_PROBLEM DETAILS_:
Repeat word for word the lines from the one holding "Convert this diagram to TikZ code." through the end, both ends included, and leave out every picture.

_DATA PROVIDED_:
* Begin *

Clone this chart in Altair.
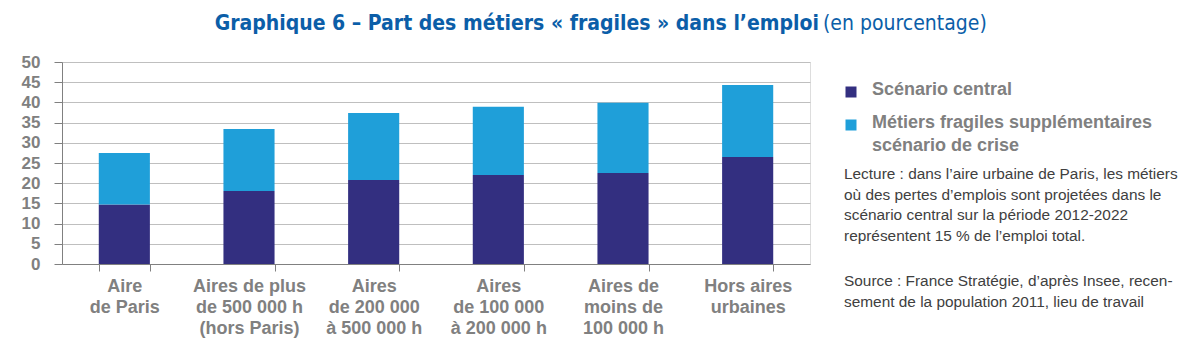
import altair as alt
import pandas as pd

categories = ["Aire|de Paris", "Aires de plus|de 500 000 h|(hors Paris)", "Aires|de 200 000|à 500 000 h",
              "Aires|de 100 000|à 200 000 h", "Aires de|moins de|100 000 h", "Hors aires|urbaines"]
central = [14.7, 18.1, 20.8, 22.0, 22.5, 26.5]
extra = [12.8, 15.3, 16.6, 16.9, 17.4, 17.8]
series = ["Scénario central", "Métiers fragiles supplémentaires scénario de crise"]
colors = ["#332F80", "#1F9FD9"]
y_ticks = list(range(0, 55, 5))

rows = []
for c, a, b in zip(categories, central, extra):
    rows.append({"cat": c, "serie": series[0], "val": a, "ord": 0})
    rows.append({"cat": c, "serie": series[1], "val": b, "ord": 1})
df = pd.DataFrame(rows)

FONT = "Liberation Sans"
TFONT = "'DejaVu Sans Condensed', 'Roboto Condensed', 'Liberation Sans Narrow', Roboto"
GRAY = "#808080"
W, H = 748, 202

bars = alt.Chart(df).mark_bar().encode(
    x=alt.X("cat:N", sort=categories, title=None,
            scale=alt.Scale(paddingInner=0.59, paddingOuter=0.295),
            axis=alt.Axis(labelExpr="split(datum.label, '|')", labelAngle=0, labelFont=FONT,
                          labelFontSize=18, labelFontWeight="bold", labelColor=GRAY,
                          labelLineHeight=21, labelPadding=6, labelBaseline="top",
                          tickBand="extent", tickSize=7, tickColor=GRAY,
                          domainColor=GRAY, grid=False)),
    y=alt.Y("val:Q", stack="zero", title=None,
            scale=alt.Scale(domain=[0, 50], nice=False),
            axis=alt.Axis(values=y_ticks, labelFont=FONT, labelFontSize=17, labelFontWeight="bold",
                          labelColor=GRAY, tickSize=8, tickColor=GRAY, labelPadding=14,
                          domainColor=GRAY, gridColor="#BFBFBF", grid=True)),
    color=alt.Color("serie:N", scale=alt.Scale(domain=series, range=colors), legend=None),
    order=alt.Order("ord:Q"),
)

one = pd.DataFrame({"k": [0]})

title_bold = alt.Chart(one).mark_text(
    text="Graphique 6 – Part des métiers « fragiles » dans l’emploi", align="right", baseline="middle",
    font=TFONT, fontSize=21, fontWeight="bold", color="#0B5EA8"
).encode(x=alt.value(757), y=alt.value(-38))
title_norm = alt.Chart(one).mark_text(
    text="(en pourcentage)", align="left", baseline="middle",
    font=TFONT, fontSize=21, color="#0B5EA8"
).encode(x=alt.value(761), y=alt.value(-38))

sq1 = alt.Chart(one).mark_square(size=121, color=colors[0], opacity=1).encode(x=alt.value(789), y=alt.value(30))
sq2 = alt.Chart(one).mark_square(size=121, color=colors[1], opacity=1).encode(x=alt.value(789), y=alt.value(63))

leg1 = alt.Chart(one).mark_text(
    text="Scénario central", align="left", baseline="middle", font=FONT, fontSize=18,
    fontWeight="bold", color=GRAY
).encode(x=alt.value(810), y=alt.value(28))
leg2 = alt.Chart(one).mark_text(
    text="Métiers fragiles supplémentaires\nscénario de crise", lineBreak="\n", lineHeight=23,
    align="left", baseline="middle", font=FONT, fontSize=18, fontWeight="bold", color=GRAY
).encode(x=alt.value(810), y=alt.value(61))

note1 = alt.Chart(one).mark_text(
    text="Lecture : dans l’aire urbaine de Paris, les métiers\noù des pertes d’emplois sont projetées dans le\n"
         "scénario  central  sur  la  période  2012-2022\nreprésentent 15 % de l’emploi total.",
    lineBreak="\n", lineHeight=20.7, align="left", baseline="middle", font=FONT, fontSize=15.4,
    color="#404040"
).encode(x=alt.value(782), y=alt.value(112))
note2 = alt.Chart(one).mark_text(
    text="Source : France Stratégie, d’après Insee, recen-\nsement de la population 2011, lieu de travail",
    lineBreak="\n", lineHeight=21, align="left", baseline="middle", font=FONT, fontSize=15.4,
    color="#404040"
).encode(x=alt.value(782), y=alt.value(219))

chart = alt.layer(bars, title_bold, title_norm, sq1, sq2, leg1, leg2, note1, note2).properties(
    width=W, height=H,
    autosize=alt.AutoSizeParams(type="none"),
    padding={"left": 54, "top": 54, "right": 373, "bottom": 85},
).configure_view(stroke=None).configure(background="white")

chart.save("out.html", embed_options={"renderer": "svg", "actions": False})
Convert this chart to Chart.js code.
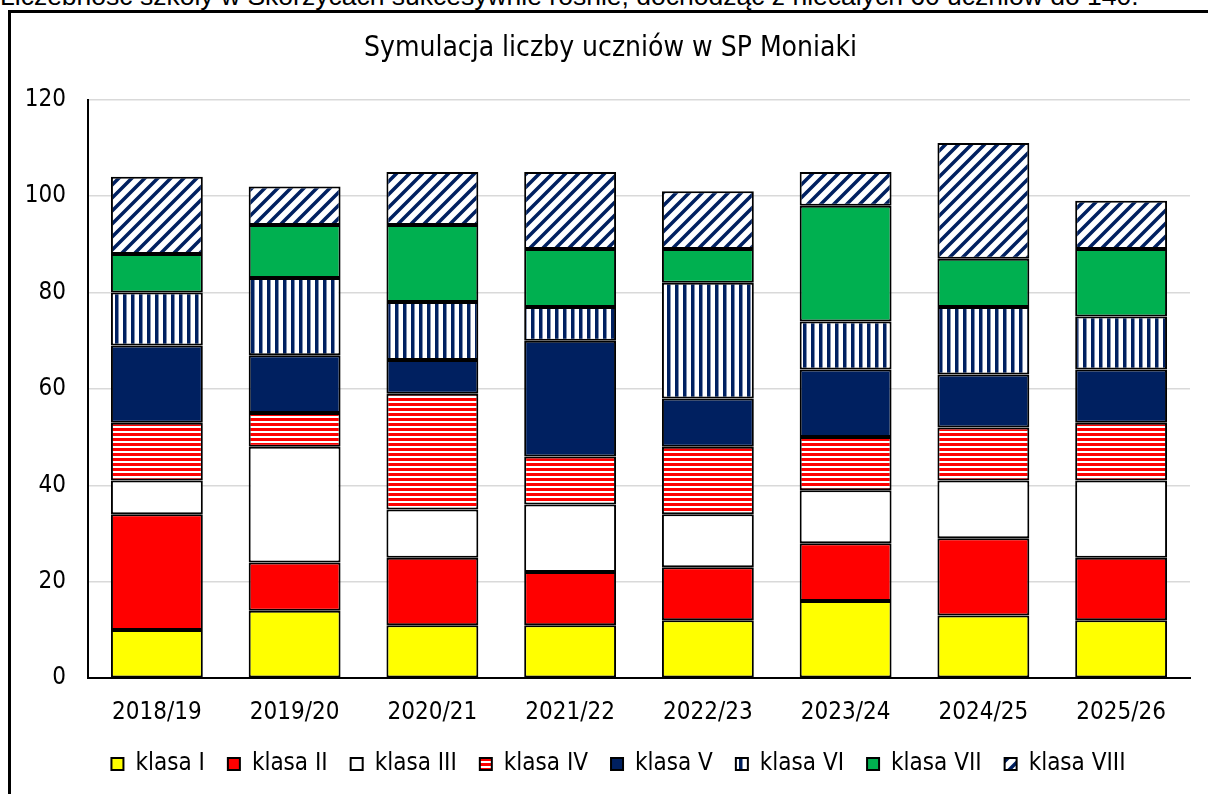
<!DOCTYPE html>
<html>
<head>
<meta charset="utf-8">
<script src="https://cdn.jsdelivr.net/npm/chart.js@4.4.1/dist/chart.umd.min.js"></script>
<style>
  body { margin: 0; background: #fff; overflow: hidden; width: 1208px; height: 794px; position: relative; }
  #note { position: absolute; left: 0; top: -19px; font: 26.5px "Liberation Sans", Arial, sans-serif; white-space: nowrap; color: #000; }
  #box { position: absolute; left: 8px; top: 10px; width: 1300px; height: 900px; border: 3px solid #000; box-sizing: border-box; }
  #wrap { position: absolute; left: 11px; top: 13px; width: 1197px; height: 781px; }
</style>
</head>
<body>
<div id="note">Liczebność szkoły w Skorzycach sukcesywnie rośnie, dochodząc z niecałych 60 uczniów do 140.</div>
<div id="box"></div>
<div id="wrap"><canvas id="myChart"></canvas></div>
<script>
  const years = ["2018/19", "2019/20", "2020/21", "2021/22", "2022/23", "2023/24", "2024/25", "2025/26"];
  const klasaI = [10, 14, 11, 11, 12, 16, 13, 12];
  const klasaII = [24, 10, 14, 11, 11, 12, 16, 13];
  const klasaIII = [7, 24, 10, 14, 11, 11, 12, 16];
  const klasaIV = [12, 7, 24, 10, 14, 11, 11, 12];
  const klasaV = [16, 12, 7, 24, 10, 14, 11, 11];
  const klasaVI = [11, 16, 12, 7, 24, 10, 14, 11];
  const klasaVII = [8, 11, 16, 12, 7, 24, 10, 14];
  const klasaVIII = [16, 8, 11, 16, 12, 7, 24, 10];

  const navy = "#002060";
  const font = '"DejaVu Sans Condensed", "DejaVu Sans", sans-serif';
  const ctx = document.getElementById("myChart");
  const g0 = ctx.getContext("2d");

  // striped fills for klasa IV, VI, VIII
  function pattern(kind) {
    const c = document.createElement("canvas");
    const g = c.getContext("2d");
    if (kind === "h") {
      c.width = 8; c.height = 5;
      g.fillStyle = "#fff"; g.fillRect(0, 0, 8, 5);
      g.fillStyle = "#FF0000"; g.fillRect(0, 0, 8, 3);
    } else if (kind === "v") {
      c.width = 8; c.height = 8;
      g.fillStyle = "#fff"; g.fillRect(0, 0, 8, 8);
      g.fillStyle = navy; g.fillRect(0, 0, 3.5, 8);
    } else {
      const s = 13;
      c.width = s; c.height = s;
      g.fillStyle = "#fff"; g.fillRect(0, 0, s, s);
      g.strokeStyle = navy; g.lineWidth = 3.5;
      g.beginPath();
      g.moveTo(-s, s); g.lineTo(s, -s);
      g.moveTo(-s, 2 * s); g.lineTo(2 * s, -s);
      g.moveTo(0, 2 * s); g.lineTo(2 * s, 0);
      g.stroke();
    }
    return g0.createPattern(c, "repeat");
  }

  function ds(label, data, fill) {
    return { label: label, data: data, backgroundColor: fill, borderColor: "#000", borderWidth: 2, borderSkipped: false };
  }

  // title and legend sit a bit right of the canvas centre in the original
  const nudge = {
    id: "nudge",
    afterLayout(chart) {
      chart.legend.left += 18; chart.legend.right += 18;
      chart.titleBlock.left += 10; chart.titleBlock.right += 10;
    },
  };

  new Chart(ctx, {
    type: "bar",
    data: {
      labels: years,
      datasets: [
        ds("klasa I", klasaI, "#FFFF00"),
        ds("klasa II", klasaII, "#FF0000"),
        ds("klasa III", klasaIII, "#FFFFFF"),
        ds("klasa IV", klasaIV, pattern("h")),
        ds("klasa V", klasaV, navy),
        ds("klasa VI", klasaVI, pattern("v")),
        ds("klasa VII", klasaVII, "#00B050"),
        ds("klasa VIII", klasaVIII, pattern("d")),
      ],
    },
    plugins: [nudge],
    options: {
      responsive: true,
      maintainAspectRatio: false,
      animation: false,
      datasets: { bar: { categoryPercentage: 1, barPercentage: 0.667 } },
      layout: { padding: { left: 0, right: 18, top: 0, bottom: 8 } },
      plugins: {
        title: {
          display: true,
          text: "Symulacja liczby uczniów w SP Moniaki",
          color: "#000",
          font: { family: font, size: 28, weight: "normal" },
          padding: { top: 19, bottom: 34 },
        },
        legend: {
          position: "bottom",
          labels: {
            color: "#000",
            boxWidth: 12,
            boxHeight: 12,
            padding: 23,
            font: { family: font, size: 24 },
          },
        },
        tooltip: { enabled: false },
      },
      scales: {
        x: {
          stacked: true,
          grid: { display: false },
          border: { color: "#000", width: 2 },
          afterFit: function (s) { s.height -= 10; },
          ticks: { color: "#000", padding: 12, font: { family: font, size: 24 } },
        },
        y: {
          stacked: true,
          min: 0,
          max: 120,
          afterFit: function (s) { s.width = 77; },
          ticks: { stepSize: 20, color: "#000", padding: 22, font: { family: font, size: 24 } },
          grid: { color: "#d9d9d9", lineWidth: 1.5, drawTicks: false },
          border: { color: "#000", width: 2 },
        },
      },
    },
  });
</script>
</body>
</html>
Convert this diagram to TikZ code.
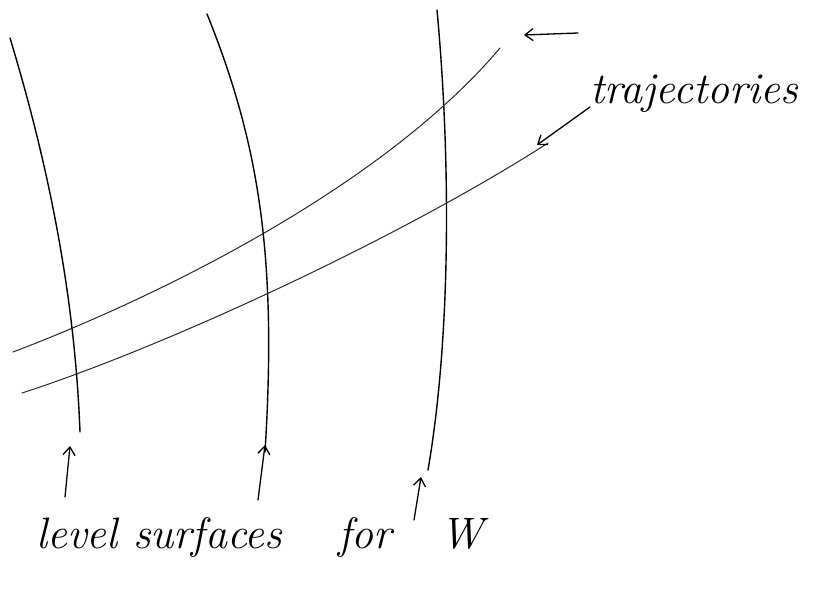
\documentclass[tikz,border=0pt]{standalone}
\usetikzlibrary{arrows.meta}
\begin{document}
\begin{tikzpicture}[x=1pt,y=-1pt,
  level/.style={line width=1.4pt,line cap=round,black},
  traj/.style={line width=1.0pt,line cap=round,black!85},
  pointer/.style={line width=1.3pt,line cap=round,-{Straight Barb[length=8pt,width=12pt,line width=1.3pt]}},
  hand/.style={font=\fontsize{44}{44}\selectfont\itshape,inner sep=0pt}]
\useasboundingbox (0,0) rectangle (814,589);
% level surfaces
\draw[level] (10,38) .. controls (50,170) and (75,300) .. (80,432);
\draw[level] (207,14) .. controls (260,145) and (277,260) .. (265,452);
\draw[level] (437,10) .. controls (450,150) and (452,330) .. (428,470);
% trajectories
\draw[traj] (13,352) .. controls (150,300) and (380,190) .. (500,48);
\draw[traj] (22,393) .. controls (170,345) and (405,235) .. (548,143);
% labels
\node[hand,anchor=base west] (traj) at (590,103) {trajectories};
\node[hand,anchor=base west] (lev) at (36,548) {level surfaces};
\node[hand,anchor=base west] (for) at (338,548) {for};
\node[hand,anchor=base west] (W) at (440,548) {W};
% pointer arrows
\coordinate (t1s) at (578,33); \coordinate (t1e) at (524,35);
\coordinate (t2s) at (590,107); \coordinate (t2e) at (537,145);
\draw[pointer] (t1s) -- (t1e);
\draw[pointer] (t2s) -- (t2e);
\coordinate (a1s) at (65,497); \coordinate (a1e) at (70,446);
\coordinate (a2s) at (258,500); \coordinate (a2e) at (265,445);
\coordinate (a3s) at (414,520); \coordinate (a3e) at (421,477);
\draw[pointer] (a1s) -- (a1e);
\draw[pointer] (a2s) -- (a2e);
\draw[pointer] (a3s) -- (a3e);
\end{tikzpicture}
\end{document}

* End *

_RESPONSE TO THIS TASK_:
Convert this diagram to TikZ code.
\documentclass[tikz,border=0pt]{standalone}
\usetikzlibrary{arrows.meta}
\begin{document}
\begin{tikzpicture}[x=1pt,y=-1pt,
  level/.style={line width=1.4pt,line cap=round,black},
  traj/.style={line width=1.0pt,line cap=round,black!85},
  pointer/.style={line width=1.3pt,line cap=round,-{Straight Barb[length=8pt,width=12pt,line width=1.3pt]}},
  hand/.style={font=\fontsize{44}{44}\selectfont\itshape,inner sep=0pt}]
\useasboundingbox (0,0) rectangle (814,589);
% level surfaces
\draw[level] (10,38) .. controls (50,170) and (75,300) .. (80,432);
\draw[level] (207,14) .. controls (260,145) and (277,260) .. (265,452);
\draw[level] (437,10) .. controls (450,150) and (452,330) .. (428,470);
% trajectories
\draw[traj] (13,352) .. controls (150,300) and (380,190) .. (500,48);
\draw[traj] (22,393) .. controls (170,345) and (405,235) .. (548,143);
% labels
\node[hand,anchor=base west] (traj) at (590,103) {trajectories};
\node[hand,anchor=base west] (lev) at (36,548) {level surfaces};
\node[hand,anchor=base west] (for) at (338,548) {for};
\node[hand,anchor=base west] (W) at (440,548) {W};
% pointer arrows
\coordinate (t1s) at (578,33); \coordinate (t1e) at (524,35);
\coordinate (t2s) at (590,107); \coordinate (t2e) at (537,145);
\draw[pointer] (t1s) -- (t1e);
\draw[pointer] (t2s) -- (t2e);
\coordinate (a1s) at (65,497); \coordinate (a1e) at (70,446);
\coordinate (a2s) at (258,500); \coordinate (a2e) at (265,445);
\coordinate (a3s) at (414,520); \coordinate (a3e) at (421,477);
\draw[pointer] (a1s) -- (a1e);
\draw[pointer] (a2s) -- (a2e);
\draw[pointer] (a3s) -- (a3e);
\end{tikzpicture}
\end{document}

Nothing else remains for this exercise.